Son birkaç yıldır, özellikle ekolojiyi odağına alan işlerin ve sergilerin çoğalmasıyla beraber kafamda çeşitli sorularla şekillendiğini söyleyebilirim. Sanattaki eko-eleştirel yaklaşımların mahiyetini dert edindikçe, toplumsal- politik bir hareket olarak ekolojiyle sanat arasındaki ilişkilenmeler üzerine düşündükçe gelişen bir çalışma oldu. Sanatla mevcut dünya düzeninin bir ilişkisi, sanatın da içinde üretildiği ve tüketildiği bir ekosistemi var. Ekoloji söz konusu olduğunda sanatı, yaşamdan ve üretimden ayrı düşünmek mümkün olabilir mi? Ama üretim deyince de bu sadece sanatçının kullandığı malzemelerin çevre dostu, sürdürülebilir olmasıyla yahut sergi sponsorlarının yeşil dönüşümcü olmasıyla da ilgili değil. Sanat ve ekoloji ilişkisi söz konusu olduğunda, bizim de bir parçası olduğumuz, karmaşık bir örüntüyle karşı karşıyayız. Kitap öncelikle bu karmaşayı vurgulamayı amaçlayan bir manzarayla açılıyor. Bu karmaşa karşısında belli odaklara tutunmak anlaşılır, örneğin sürdürülebilirlik söz konusu olduğunda sadece “Küresel Kuzey”e bakmak, ekolojik dönüşüm söz konusu olduğunda sanat dahil üretimin sadece karbon izi boyutuna odaklanmak gibi… Bu odaklar körleştirici bir işlev de yükleniyor. Eko-eleştirel yaklaşımların mahiyeti derken biraz da bunu kastediyorum.

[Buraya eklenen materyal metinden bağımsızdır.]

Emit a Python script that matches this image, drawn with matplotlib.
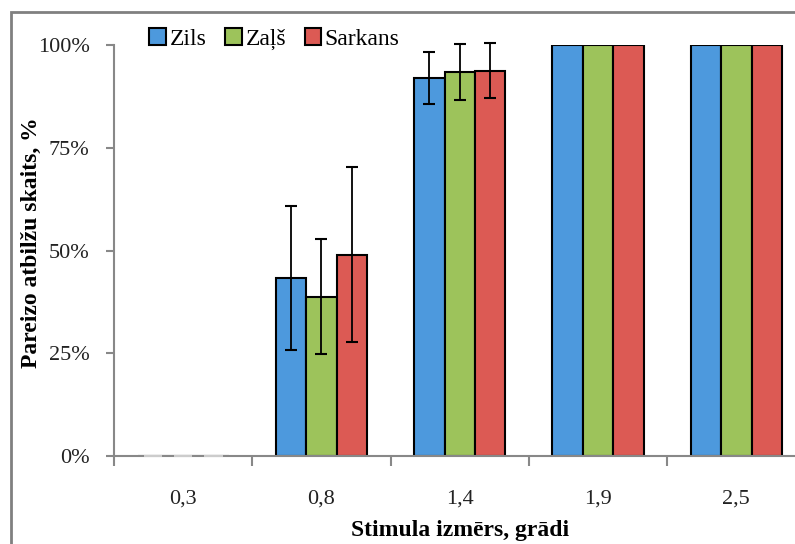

“Kitap, farklı politik ekolojik perspektifleri içeriyor. Bu karmaşanın içinde salt belli pragmatik yaklaşımlara, bu yaklaşımları desteklemek amacıyla işlevselleştirilmiş kuramlara odaklanmanın getirdiği kör bakışa bir itirazı olan, sosyal ve zihinsel boyutu ihmal edilmiş ekoloji anlayışına eleştirel yaklaşan metinleri bir araya getiriyor.”
Yazarları ve metinlerini neleri gözeterek, nasıl seçtiniz? Dışarıda kalan yazarlar, metinler oldu mu?
Elbette oldu, zira ekoloji ve sanat ekseninde daha pek çok kitap yapılabilir ve yapılacaktır da… Ama Sanat ve Ekoloji’nin yaklaşımına ve kapsamına dönersek… Kitap, farklı politik ekolojik perspektifleri içeriyor. Bu karmaşanın içinde salt belli pragmatik yaklaşımlara, bu yaklaşımları desteklemek amacıyla işlevselleştirilmiş kuramlara odaklanmanın getirdiği kör bakışa bir itirazı olan, sosyal ve zihinsel boyutu ihmal edilmiş ekoloji anlayışına eleştirel yaklaşan metinleri bir araya getiriyor. Çağdaş sanat ve politik ekoloji ekseninde 1960’lardan bugüne uzanıyor, bunu yaparken de sanatın bilimle ilişkisine, mülkiyet ilişkilerine, kültürel inşalara, bilgi rejimlerine ve oradan sanat tarihi yazımına doğru açılan bir hatta ilerliyor. Yani resim büyüdükçe karmaşıklaşıyor, ama karmaşıklaştıkça da sanatın yaşam ve üretimle birlikteliği daha belirginleşiyor.